Apple Watch ECG health feature has been approved by the Chinese regulatory authority. In a new ‘Medical Device Approval Document’ published by China’s National Medical Products Administration, Apple’s “Mobile ECG atrial fibrillation reminder software” was listed on top.
Apple Watch is marketed is not only as a smartwatch but a health monitoring device. Right from the wrist, users can track their calories, activity, blood oxygen level, monitor sleep patterns, measure their electrocardiogram (ECG) to check for any heartbeat irregularity, and much more. However, Apple Watch ECG feature was not released worldwide because it needs to be approved by the medical authority of each country. And after approval, the heart monitoring feature will now also be available in China along with 76 other countries.
The ECG app can record your heartbeat and rhythm using the electrical heart sensor on Apple Watch Series 4, Series 5, or Series 6* and then check the recording for atrial fibrillation (AFib), a form of irregular rhythm.
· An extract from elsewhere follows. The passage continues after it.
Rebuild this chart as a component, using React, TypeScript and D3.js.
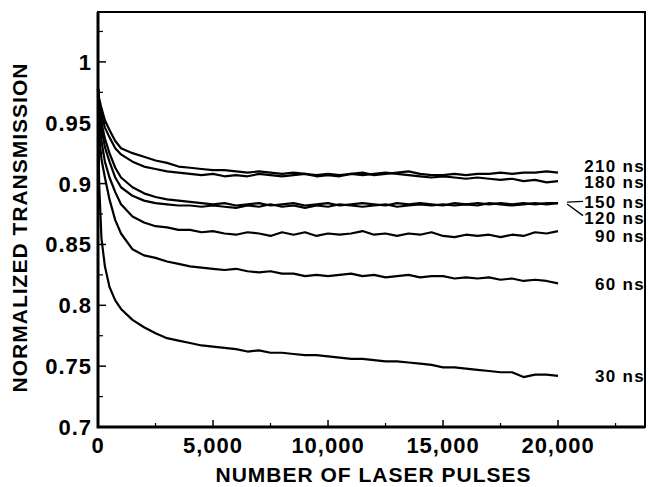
import React, { useEffect, useRef } from 'react'
import * as d3 from 'd3'

// x samples (number of laser pulses)
const pulses = [
  0, 50, 150, 300, 500, 750, 1000, 1500, 2000, 2500, 3000, 3500, 4000, 4500, 5000, 5500, 6000,
  6500, 7000, 7500, 8000, 8500, 9000, 9500, 10000, 10500, 11000, 11500, 12000, 12500, 13000,
  13500, 14000, 14500, 15000, 15500, 16000, 16500, 17000, 17500, 18000, 18500, 19000, 19500, 20000
]

const seriesNames = ['30 ns', '60 ns', '90 ns', '120 ns', '150 ns', '180 ns', '210 ns']

const t30 = [
  0.978, 0.9, 0.855, 0.832, 0.815, 0.804, 0.797, 0.788, 0.782, 0.777, 0.773, 0.771, 0.769, 0.767,
  0.766, 0.765, 0.764, 0.762, 0.763, 0.761, 0.761, 0.76, 0.759, 0.759, 0.758, 0.757, 0.756, 0.756,
  0.755, 0.754, 0.754, 0.753, 0.752, 0.751, 0.749, 0.749, 0.748, 0.747, 0.746, 0.745, 0.745, 0.741,
  0.743, 0.743, 0.742
]
const t60 = [
  0.978, 0.94, 0.92, 0.905, 0.887, 0.87, 0.859, 0.846, 0.841, 0.839, 0.836, 0.834, 0.832, 0.831,
  0.83, 0.829, 0.83, 0.828, 0.827, 0.828, 0.826, 0.826, 0.824, 0.825, 0.824, 0.825, 0.826, 0.824,
  0.825, 0.823, 0.824, 0.825, 0.823, 0.824, 0.824, 0.822, 0.823, 0.822, 0.823, 0.821, 0.822, 0.82,
  0.821, 0.82, 0.818
]
const t90 = [
  0.978, 0.955, 0.935, 0.918, 0.905, 0.893, 0.883, 0.873, 0.868, 0.865, 0.864, 0.862, 0.862, 0.86,
  0.861, 0.859, 0.858, 0.86, 0.859, 0.857, 0.86, 0.858, 0.86, 0.857, 0.859, 0.858, 0.859, 0.861,
  0.858, 0.859, 0.857, 0.859, 0.858, 0.86, 0.857, 0.856, 0.858, 0.857, 0.858, 0.856, 0.858, 0.857,
  0.86, 0.859, 0.861
]
const t120 = [
  0.978, 0.962, 0.945, 0.93, 0.918, 0.905, 0.897, 0.89, 0.886, 0.884, 0.883, 0.882, 0.882, 0.881,
  0.882, 0.881, 0.88, 0.882, 0.881, 0.883, 0.881, 0.882, 0.88, 0.882, 0.881, 0.883, 0.882, 0.881,
  0.882, 0.883, 0.881, 0.882, 0.883, 0.882, 0.883, 0.882, 0.883, 0.882, 0.884, 0.883, 0.882, 0.883,
  0.884, 0.883, 0.884
]
const t150 = [
  0.978, 0.965, 0.95, 0.937, 0.925, 0.913, 0.905, 0.897, 0.892, 0.889, 0.887, 0.886, 0.885, 0.884,
  0.883, 0.884, 0.882, 0.883, 0.884, 0.882, 0.883, 0.884, 0.882, 0.883, 0.884, 0.882, 0.883, 0.884,
  0.883, 0.882, 0.884, 0.883, 0.884, 0.883, 0.882, 0.884, 0.883, 0.884, 0.883, 0.884, 0.883, 0.884,
  0.883, 0.884, 0.884
]
const t180 = [
  0.978, 0.968, 0.957, 0.946, 0.938, 0.929, 0.924, 0.918, 0.914, 0.912, 0.91, 0.909, 0.908, 0.907,
  0.908, 0.906, 0.907, 0.906, 0.908, 0.907, 0.906, 0.907, 0.908, 0.906, 0.907, 0.906, 0.908, 0.907,
  0.908, 0.909, 0.908, 0.907, 0.906, 0.905, 0.906, 0.905, 0.904, 0.905, 0.904, 0.903, 0.904, 0.902,
  0.903, 0.901, 0.902
]
const t210 = [
  0.978, 0.97, 0.962, 0.952, 0.944, 0.935, 0.929, 0.925, 0.922, 0.919, 0.917, 0.914, 0.913, 0.912,
  0.911, 0.911, 0.91, 0.909, 0.91, 0.909, 0.908, 0.909, 0.908, 0.907, 0.908, 0.907, 0.908, 0.909,
  0.907, 0.908, 0.909, 0.91, 0.908, 0.907, 0.907, 0.908, 0.907, 0.908, 0.908, 0.909, 0.908, 0.909,
  0.909, 0.91, 0.909
]

// transmission level where each label sits (labels are spread apart where curves overlap)
const labelLevel = [0.742, 0.8175, 0.857, 0.8712, 0.8845, 0.9013, 0.9145]

const yTickLabels = ['0.7', '0.75', '0.8', '0.85', '0.9', '0.95', '1']
const xTickLabels = ['0', '5,000', '10,000', '15,000', '20,000']

const W = 652
const H = 487
const FONT = '"Liberation Sans", Arial, sans-serif'

const App = () => {
  const svgRef = useRef<SVGSVGElement>(null)

  useEffect(() => {
    const svg = d3.select(svgRef.current)
    svg.selectAll('*').remove()

    const left = 98
    const right = 645
    const top = 12
    const bottom = 427

    const x = d3.scaleLinear().domain([0, 23780]).range([left, right])
    const y = d3.scaleLinear().domain([0.7, 1.041]).range([bottom, top])

    const allSeries = [t30, t60, t90, t120, t150, t180, t210]

    // frame
    svg
      .append('rect')
      .attr('x', left)
      .attr('y', top)
      .attr('width', right - left)
      .attr('height', bottom - top)
      .attr('fill', 'none')
      .attr('stroke', '#000')
      .attr('stroke-width', 2)
    svg
      .append('path')
      .attr('d', `M${left},${top} V${bottom} H${right}`)
      .attr('fill', 'none')
      .attr('stroke', '#000')
      .attr('stroke-width', 3)

    // y ticks (inside)
    const yMajor = d3.range(0, 7).map((i) => 0.7 + i * 0.05)
    const yMinor = d3.range(0, 7).map((i) => 0.725 + i * 0.05)
    svg
      .selectAll('.ymaj')
      .data(yMajor)
      .enter()
      .append('line')
      .attr('x1', left)
      .attr('x2', left + 8)
      .attr('y1', (d) => y(d))
      .attr('y2', (d) => y(d))
      .attr('stroke', '#000')
      .attr('stroke-width', 1.5)
    svg
      .selectAll('.ymin')
      .data(yMinor)
      .enter()
      .append('line')
      .attr('x1', left)
      .attr('x2', left + 5)
      .attr('y1', (d) => y(d))
      .attr('y2', (d) => y(d))
      .attr('stroke', '#000')
      .attr('stroke-width', 1.2)
    svg
      .selectAll('.ylab')
      .data(yMajor)
      .enter()
      .append('text')
      .attr('x', left - 6)
      .attr('y', (d) => y(d))
      .attr('dy', '0.36em')
      .attr('text-anchor', 'end')
      .style('font-family', FONT)
      .style('font-size', '22px')
      .style('font-weight', 'bold')
      .style('letter-spacing', '1px')
      .text((d, i) => yTickLabels[i])

    // x ticks (inside)
    const xMajor = d3.range(0, 5).map((i) => i * 5000)
    const xMinor = d3.range(0, 5).map((i) => 2500 + i * 5000)
    svg
      .selectAll('.xmaj')
      .data(xMajor)
      .enter()
      .append('line')
      .attr('x1', (d) => x(d))
      .attr('x2', (d) => x(d))
      .attr('y1', bottom)
      .attr('y2', bottom - 7)
      .attr('stroke', '#000')
      .attr('stroke-width', 1.5)
    svg
      .selectAll('.xmin')
      .data(xMinor)
      .enter()
      .append('line')
      .attr('x1', (d) => x(d))
      .attr('x2', (d) => x(d))
      .attr('y1', bottom)
      .attr('y2', bottom - 4)
      .attr('stroke', '#000')
      .attr('stroke-width', 1.2)
    svg
      .selectAll('.xlab')
      .data(xMajor)
      .enter()
      .append('text')
      .attr('x', (d) => x(d))
      .attr('y', bottom + 26)
      .attr('text-anchor', 'middle')
      .style('font-family', FONT)
      .style('font-size', '22px')
      .style('font-weight', 'bold')
      .style('letter-spacing', '1px')
      .text((d, i) => xTickLabels[i])

    // axis titles
    svg
      .append('text')
      .attr('x', (left + right) / 2 + 2)
      .attr('y', 482)
      .attr('text-anchor', 'middle')
      .style('font-family', FONT)
      .style('font-size', '21px')
      .style('font-weight', 'bold')
      .style('letter-spacing', '1px')
      .text('NUMBER OF LASER PULSES')
    svg
      .append('text')
      .attr('transform', `translate(27, ${(top + bottom) / 2 + 8}) rotate(-90)`)
      .attr('text-anchor', 'middle')
      .style('font-family', FONT)
      .style('font-size', '21px')
      .style('font-weight', 'bold')
      .style('letter-spacing', '1px')
      .text('NORMALIZED TRANSMISSION')

    // curves
    const line = d3
      .line<number>()
      .x((d, i) => x(pulses[i]))
      .y((d) => y(d))
    svg
      .selectAll('.curve')
      .data(allSeries)
      .enter()
      .append('path')
      .attr('d', (d) => line(d))
      .attr('fill', 'none')
      .attr('stroke', '#000')
      .attr('stroke-width', 2.2)
      .attr('stroke-linejoin', 'round')

    // labels
    svg
      .selectAll('.slab')
      .data(seriesNames)
      .enter()
      .append('text')
      .attr('x', right)
      .attr('y', (d, i) => y(labelLevel[i]))
      .attr('dy', '0.34em')
      .attr('text-anchor', 'end')
      .style('font-family', FONT)
      .style('font-size', '17px')
      .style('font-weight', 'bold')
      .style('letter-spacing', '1.3px')
      .text((d) => d)

    // leader lines for the overlapping 150 / 120 ns curves
    const endX = x(pulses[pulses.length - 1])
    const leaders = [4, 3]
    svg
      .selectAll('.leader')
      .data(leaders)
      .enter()
      .append('line')
      .attr('x1', endX + 9)
      .attr('y1', (d) => y(allSeries[d][allSeries[d].length - 1]) + (d === 3 ? 1 : -1))
      .attr('x2', endX + 25)
      .attr('y2', (d) => y(labelLevel[d]) - (d === 3 ? 3 : 1))
      .attr('stroke', '#000')
      .attr('stroke-width', 1.3)
  }, [])

  return (
    <svg
      ref={svgRef}
      width={W}
      height={H}
      style={{ position: 'absolute', left: 0, top: 0, background: '#fff' }}
    ></svg>
  )
}

export default App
The ECG app records an electrocardiogram which represents the electrical pulses that make your heart beat. The ECG app checks these pulses to get your heart rate and see if the upper and lower chambers of your heart are in rhythm. If they’re out of rhythm, that could be AFib. – Apple
After approval, Apple Watch ECG feature available in watchOS 8 beta 2 in China
Although the published document does not mention when the ECG feature will officially launch in China, ITHome shared on Webio that the feature is live on watchOS 8 beta 2.
A netizen @海涛RUNner contributed that after upgrading his Apple Watch 5 to watchOS 8 Beta 2, the ECG function can be used normally.
In December 2020, Apple updated the Apple Watch ECG app to version 2.0. The new update included changes in the Atrial fibrillation range, low heart rate measurements, reading classification, and more.
- The updated app now allows AFib (Atrial fibrillation) to check between 50 and 150 BPM. This means that heart rate below 50 and above 150 BPM will give inconclusive results. The previous version can check for AFib between 50 to 120 BPM.
- Poor Recording is a new classification on the app which alerts the users to check for deterrents affecting a successful reading like loose Apple Watch, the position of the arm, sweat, electronic interferences, and others.
- In the updated version 2 of the ECG app, the rate of successful reading is higher than the previous version 1.